J’ai regardé rapidement votre carrière qui a commencé il n’y a pas si longtemps et le constat est qu’elle est vraiment fulgurante. Pourriez-vous nous dire quelles sont pour vous les grandes étapes qui ont déjà marqué cette carrière ?
J’ai commencé en 2012 ; j’ai fait mes débuts dans le Bal masqué à Turin. Un an après, j’ai eu le plaisir de travailler avec Riccardo Muti dans Nabucco en remplacement d’une collègue. Il m’a ensuite invitée à faire Ernani à Rome avec lui. Depuis cela, je ne me suis plus arrêtée ! Je pense que le fait que je chante des rôles lourds come Abigaille ou Lady Macbeth a aidé ma carrière car il y a peu de chanteuses dans ce répertoire.
J’ai chanté au début beaucoup dans de belles maisons d’opéra allemandes comme le Deutsch Oper à Berlin, et italiennes. Il me manque juste Venise où j’aimerais beaucoup me produire.
Et évidemment depuis, j’ai eu le plaisir de chanter au ROH de Londres, au Teatro Real à Madrid et à la Scala de Milan !
A ce propos, y a-t-il parmi ces scènes, certaines que vous préfériez en raison de leur taille ou de leur acoustique ?
Oui absolument.

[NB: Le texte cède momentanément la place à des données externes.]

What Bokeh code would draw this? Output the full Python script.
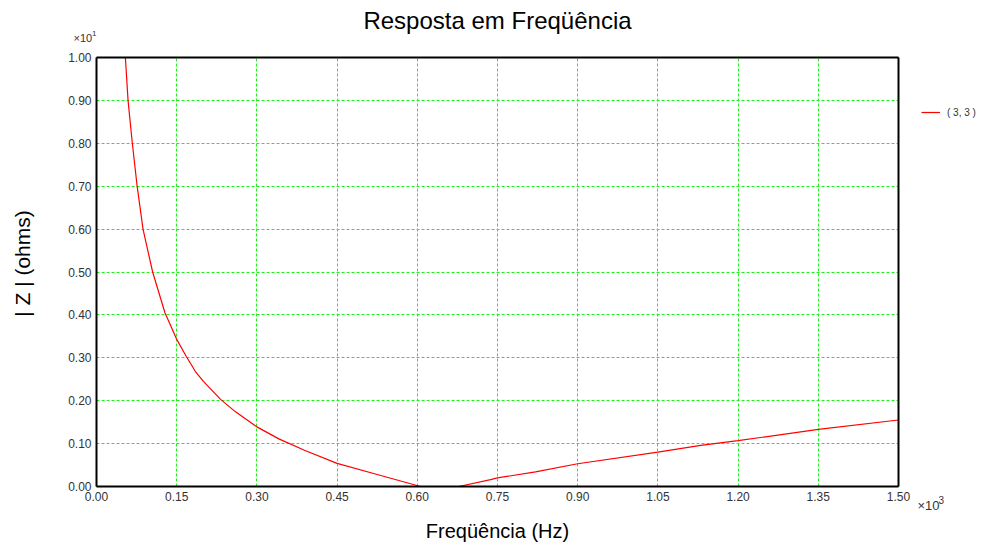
from bokeh.plotting import figure
from bokeh.models import (Range1d, FixedTicker, PrintfTickFormatter, Label,
                          Legend, LegendItem, LinearAxis, Grid)
from bokeh.embed import file_html
from bokeh.resources import INLINE
import math

# ---- data (x in Hz x10^3, y in ohms x10^1) ----
freq = [0.054, 0.059, 0.067, 0.076, 0.087, 0.105, 0.128, 0.150, 0.168, 0.185,
        0.200, 0.232, 0.260, 0.300, 0.341, 0.390, 0.450, 0.525, 0.606,
        float("nan"),
        0.678, 0.737, 0.750, 0.821, 0.900, 1.050, 1.130, 1.200, 1.350, 1.500]
z_mag = [1.000, 0.900, 0.800, 0.700, 0.600, 0.500, 0.405, 0.343, 0.303, 0.268,
         0.245, 0.203, 0.174, 0.139, 0.111, 0.084, 0.054, 0.028, 0.000,
         float("nan"),
         0.000, 0.016, 0.020, 0.034, 0.053, 0.080, 0.096, 0.107, 0.133, 0.155]
series_name = "( 3, 3 )"
x_ticks = [0.00, 0.15, 0.30, 0.45, 0.60, 0.75, 0.90, 1.05, 1.20, 1.35, 1.50]
y_ticks = [0.00, 0.10, 0.20, 0.30, 0.40, 0.50, 0.60, 0.70, 0.80, 0.90, 1.00]
x_lo, x_hi = x_ticks[0], x_ticks[-1]
y_lo, y_hi = y_ticks[0], y_ticks[-1]

FONT = "Liberation Sans"
W, H = 986, 544
# plot box in canvas pixels
BOX_L, BOX_R, BOX_T, BOX_B = 96, 898, 57, 486
sx = (BOX_R - BOX_L) / (x_hi - x_lo)
sy = (BOX_B - BOX_T) / (y_hi - y_lo)

def dx(px):
    return x_lo + (px - BOX_L) / sx

def dy(py):
    return y_lo + (BOX_B - py) / sy

p = figure(width=W, height=H, output_backend="svg", toolbar_location=None,
           x_range=Range1d(dx(0), dx(W)), y_range=Range1d(dy(H), dy(0)),
           x_axis_location=None, y_axis_location=None,
           min_border=0, min_border_left=0, min_border_right=0,
           min_border_top=0, min_border_bottom=0, title=None)
p.background_fill_color = "white"
p.border_fill_color = "white"
p.outline_line_color = None
for g in list(p.xgrid) + list(p.ygrid):
    g.visible = False

# grids restricted to the plot box
p.add_layout(Grid(dimension=0, ticker=FixedTicker(ticks=x_ticks),
                  bounds=(x_lo, x_hi), cross_bounds=(y_lo, y_hi),
                  grid_line_color="#22ee22", grid_line_dash="3 2",
                  grid_line_width=1), "center")
p.add_layout(Grid(dimension=1, ticker=FixedTicker(ticks=y_ticks),
                  bounds=(y_lo, y_hi), cross_bounds=(x_lo, x_hi),
                  grid_line_color="#22ee22", grid_line_dash="3 2",
                  grid_line_width=1), "center")

def make_axis(loc, ticks, bounds, labels=True):
    ax = LinearAxis(fixed_location=loc, bounds=bounds,
                    ticker=FixedTicker(ticks=ticks),
                    formatter=PrintfTickFormatter(format="%.2f"))
    ax.axis_line_color = "black"
    ax.axis_line_width = 2
    ax.major_tick_out = 0
    ax.major_tick_in = 0
    ax.minor_tick_out = 0
    ax.minor_tick_in = 0
    ax.major_label_text_font = FONT
    ax.major_label_text_font_size = "12px"
    ax.major_label_text_color = "#333333"
    ax.major_label_standoff = 5
    if not labels:
        ax.major_label_text_alpha = 0
    return ax

p.add_layout(make_axis(x_lo, y_ticks, (y_lo, y_hi)), "left")
p.add_layout(make_axis(y_lo, x_ticks, (x_lo, x_hi)), "below")
p.add_layout(make_axis(x_hi, [], (y_lo, y_hi), labels=False), "right")
p.add_layout(make_axis(y_hi, [], (x_lo, x_hi), labels=False), "above")

r = p.line(freq, z_mag, line_color="#ff0000", line_width=1.2)

legend = Legend(items=[LegendItem(label=series_name, renderers=[r])],
                location=(921, H - 112 - 7), border_line_color=None,
                background_fill_alpha=0, padding=0, margin=0, spacing=0,
                glyph_width=19, glyph_height=14, label_standoff=7,
                label_text_font=FONT, label_text_font_size="10px",
                label_text_color="#333333", label_height=14)
p.add_layout(legend, "center")

def lab(px, py, text, size, align="center", baseline="middle", angle=0.0,
        color="black"):
    p.add_layout(Label(x=dx(px), y=dy(py), text=text, text_font=FONT,
                       text_font_size=size, text_align=align,
                       text_baseline=baseline, angle=angle, text_color=color))

lab(497, 20, "Resposta em Freqüência", "24px")
lab(497, 530, "Freqüência (Hz)", "20px")
lab(22, 263, "| Z | (ohms)", "21px", angle=math.pi / 2)
# multipliers: base and raised exponent
lab(73, 37, "×10", "11px", align="left", baseline="alphabetic", color="#333333")
lab(91.5, 32.5, "1", "8px", align="left", baseline="alphabetic", color="#333333")
lab(917, 505, "×10", "13px", align="left", baseline="alphabetic", color="#333333")
lab(938, 499, "3", "10px", align="left", baseline="alphabetic", color="#333333")

open("out.html", "w").write(file_html(p, INLINE))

J’aime beaucoup la Scala et, en général, les théâtres à l’italienne qui ont une bonne acoustique. J’aime aussi beaucoup Barcelone.

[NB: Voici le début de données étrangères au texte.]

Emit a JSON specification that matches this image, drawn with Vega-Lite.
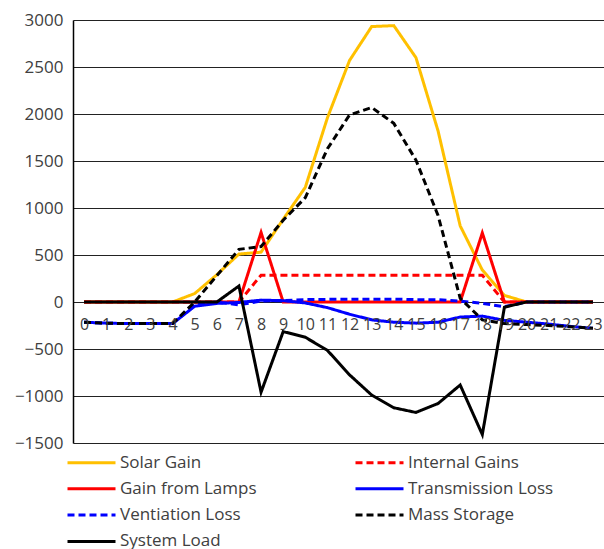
{
  "$schema": "https://vega.github.io/schema/vega-lite/v6.json",
  "autosize": {"type": "none"},
  "padding": {"left": 73, "top": 20, "right": 0, "bottom": 106},
  "width": 531,
  "height": 423,
  "background": "white",
  "config": {"view": {"stroke": null}, "font": "Open Sans"},
  "datasets": {
    "rows": [
      {"hour":0,"Solar Gain":0,"Internal Gains":0,"Gain from Lamps":0,"Transmission Loss":-215,"Ventiation Loss":-215,"Mass Storage":-215,"System Load":0},
      {"hour":1,"Solar Gain":0,"Internal Gains":0,"Gain from Lamps":0,"Transmission Loss":-225,"Ventiation Loss":-225,"Mass Storage":-225,"System Load":0},
      {"hour":2,"Solar Gain":0,"Internal Gains":0,"Gain from Lamps":0,"Transmission Loss":-230,"Ventiation Loss":-230,"Mass Storage":-230,"System Load":0},
      {"hour":3,"Solar Gain":0,"Internal Gains":0,"Gain from Lamps":0,"Transmission Loss":-230,"Ventiation Loss":-230,"Mass Storage":-230,"System Load":0},
      {"hour":4,"Solar Gain":0,"Internal Gains":0,"Gain from Lamps":0,"Transmission Loss":-230,"Ventiation Loss":-230,"Mass Storage":-230,"System Load":0},
      {"hour":5,"Solar Gain":90,"Internal Gains":0,"Gain from Lamps":0,"Transmission Loss":-45,"Ventiation Loss":-30,"Mass Storage":0,"System Load":0},
      {"hour":6,"Solar Gain":290,"Internal Gains":0,"Gain from Lamps":0,"Transmission Loss":-15,"Ventiation Loss":0,"Mass Storage":280,"System Load":0},
      {"hour":7,"Solar Gain":510,"Internal Gains":0,"Gain from Lamps":0,"Transmission Loss":-5,"Ventiation Loss":-30,"Mass Storage":560,"System Load":170},
      {"hour":8,"Solar Gain":530,"Internal Gains":285,"Gain from Lamps":740,"Transmission Loss":20,"Ventiation Loss":10,"Mass Storage":590,"System Load":-960},
      {"hour":9,"Solar Gain":880,"Internal Gains":285,"Gain from Lamps":0,"Transmission Loss":14,"Ventiation Loss":15,"Mass Storage":870,"System Load":-315},
      {"hour":10,"Solar Gain":1220,"Internal Gains":285,"Gain from Lamps":0,"Transmission Loss":-10,"Ventiation Loss":25,"Mass Storage":1110,"System Load":-375},
      {"hour":11,"Solar Gain":1960,"Internal Gains":285,"Gain from Lamps":0,"Transmission Loss":-60,"Ventiation Loss":28,"Mass Storage":1630,"System Load":-515},
      {"hour":12,"Solar Gain":2570,"Internal Gains":285,"Gain from Lamps":0,"Transmission Loss":-130,"Ventiation Loss":30,"Mass Storage":1990,"System Load":-775},
      {"hour":13,"Solar Gain":2930,"Internal Gains":285,"Gain from Lamps":0,"Transmission Loss":-190,"Ventiation Loss":30,"Mass Storage":2070,"System Load":-990},
      {"hour":14,"Solar Gain":2940,"Internal Gains":285,"Gain from Lamps":0,"Transmission Loss":-215,"Ventiation Loss":30,"Mass Storage":1900,"System Load":-1125},
      {"hour":15,"Solar Gain":2600,"Internal Gains":285,"Gain from Lamps":0,"Transmission Loss":-225,"Ventiation Loss":25,"Mass Storage":1510,"System Load":-1175},
      {"hour":16,"Solar Gain":1820,"Internal Gains":285,"Gain from Lamps":0,"Transmission Loss":-215,"Ventiation Loss":25,"Mass Storage":920,"System Load":-1080},
      {"hour":17,"Solar Gain":810,"Internal Gains":285,"Gain from Lamps":0,"Transmission Loss":-160,"Ventiation Loss":10,"Mass Storage":40,"System Load":-883},
      {"hour":18,"Solar Gain":340,"Internal Gains":285,"Gain from Lamps":735,"Transmission Loss":-150,"Ventiation Loss":-15,"Mass Storage":-190,"System Load":-1410},
      {"hour":19,"Solar Gain":70,"Internal Gains":0,"Gain from Lamps":0,"Transmission Loss":-195,"Ventiation Loss":-50,"Mass Storage":-230,"System Load":-55},
      {"hour":20,"Solar Gain":0,"Internal Gains":0,"Gain from Lamps":0,"Transmission Loss":-215,"Ventiation Loss":0,"Mass Storage":-240,"System Load":0},
      {"hour":21,"Solar Gain":0,"Internal Gains":0,"Gain from Lamps":0,"Transmission Loss":-235,"Ventiation Loss":0,"Mass Storage":-250,"System Load":0},
      {"hour":22,"Solar Gain":0,"Internal Gains":0,"Gain from Lamps":0,"Transmission Loss":-260,"Ventiation Loss":0,"Mass Storage":-262,"System Load":0},
      {"hour":23,"Solar Gain":0,"Internal Gains":0,"Gain from Lamps":0,"Transmission Loss":-280,"Ventiation Loss":0,"Mass Storage":-278,"System Load":0}
    ]
  },
  "data": {"name": "rows"},
  "transform": [
    {"fold": ["Solar Gain","Internal Gains","Gain from Lamps","Transmission Loss","Ventiation Loss","Mass Storage","System Load"], "as": ["series","value"]}
  ],
  "encoding": {
    "x": {
      "field": "hour", "type": "quantitative",
      "scale": {"domain": [-0.5, 23.5], "nice": false, "zero": false},
      "axis": {
        "title": null, "values": [0,1,2,3,4,5,6,7,8,9,10,11,12,13,14,15,16,17,18,19,20,21,22,23],
        "format": "d", "offset": -141, "domain": false, "ticks": false, "grid": false,
        "labelFontSize": 16, "labelColor": "#404040", "labelPadding": 14,
        "labelOverlap": false, "labelBound": false, "labelFlush": false, "zindex": 1
      }
    },
    "y": {
      "field": "value", "type": "quantitative",
      "scale": {"domain": [-1500, 3000], "nice": false},
      "axis": {
        "title": null, "values": [-1500,-1000,-500,0,500,1000,1500,2000,2500,3000], "format": "d",
        "ticks": false, "domain": true, "domainColor": "#000000", "domainWidth": 1.5,
        "gridColor": "#222222", "gridWidth": 1, "gridOpacity": 1,
        "labelFontSize": 17, "labelColor": "#404040", "labelPadding": 10
      }
    },
    "order": {"field": "hour", "type": "quantitative"},
    "color": {
      "field": "series", "type": "nominal",
      "scale": {
        "domain": ["Solar Gain","Gain from Lamps","Ventiation Loss","System Load","Internal Gains","Transmission Loss","Mass Storage"],
        "range": ["#FFC000","#FF0000","#0000FF","#000000","#FF0000","#0000FF","#000000"]
      },
      "legend": {
        "title": null, "orient": "none", "legendX": -7, "legendY": 429, "columns": 2,
        "symbolType": "M-1,0H3", "symbolSize": 576, "symbolStrokeWidth": 3,
        "labelFontSize": 17, "labelColor": "#404040", "labelOffset": 27,
        "rowPadding": 4.3, "columnPadding": 92
      }
    },
    "strokeDash": {
      "field": "series", "type": "nominal",
      "scale": {
        "domain": ["Solar Gain","Gain from Lamps","Ventiation Loss","System Load","Internal Gains","Transmission Loss","Mass Storage"],
        "range": [[1,0],[1,0],[7,4],[1,0],[7,4],[1,0],[7,4]]
      },
      "legend": {
        "title": null, "orient": "none", "legendX": -7, "legendY": 429, "columns": 2,
        "symbolType": "M-1,0H3", "symbolSize": 576, "symbolStrokeWidth": 3,
        "labelFontSize": 17, "labelColor": "#404040", "labelOffset": 27,
        "rowPadding": 4.3, "columnPadding": 92
      }
    }
  },
  "layer": [
    {"transform": [{"filter": "datum.series === 'Solar Gain'"}], "mark": {"type": "line", "strokeWidth": 3}},
    {"transform": [{"filter": "datum.series === 'Internal Gains'"}], "mark": {"type": "line", "strokeWidth": 3}},
    {"transform": [{"filter": "datum.series === 'Gain from Lamps'"}], "mark": {"type": "line", "strokeWidth": 3}},
    {"transform": [{"filter": "datum.series === 'Transmission Loss'"}], "mark": {"type": "line", "strokeWidth": 3}},
    {"transform": [{"filter": "datum.series === 'Ventiation Loss'"}], "mark": {"type": "line", "strokeWidth": 3}},
    {"transform": [{"filter": "datum.series === 'Mass Storage'"}], "mark": {"type": "line", "strokeWidth": 3}},
    {"transform": [{"filter": "datum.series === 'System Load'"}], "mark": {"type": "line", "strokeWidth": 3}}
  ]
}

Votre carrière est également étonnante par la vitesse avec laquelle vous vous saisissez de rôles aussi lourds que, rien que pour citer la saison actuelle : Norma, Aïda, Turandot, Gioconda... Et dans le même temps, vous continuez à chanter les autres rôles lourds que sont Abigaille et Lady Macbeth. Sur le papier, ce planning paraît épuisant. Comment arrivez-vous à gérer ces prises de rôles ?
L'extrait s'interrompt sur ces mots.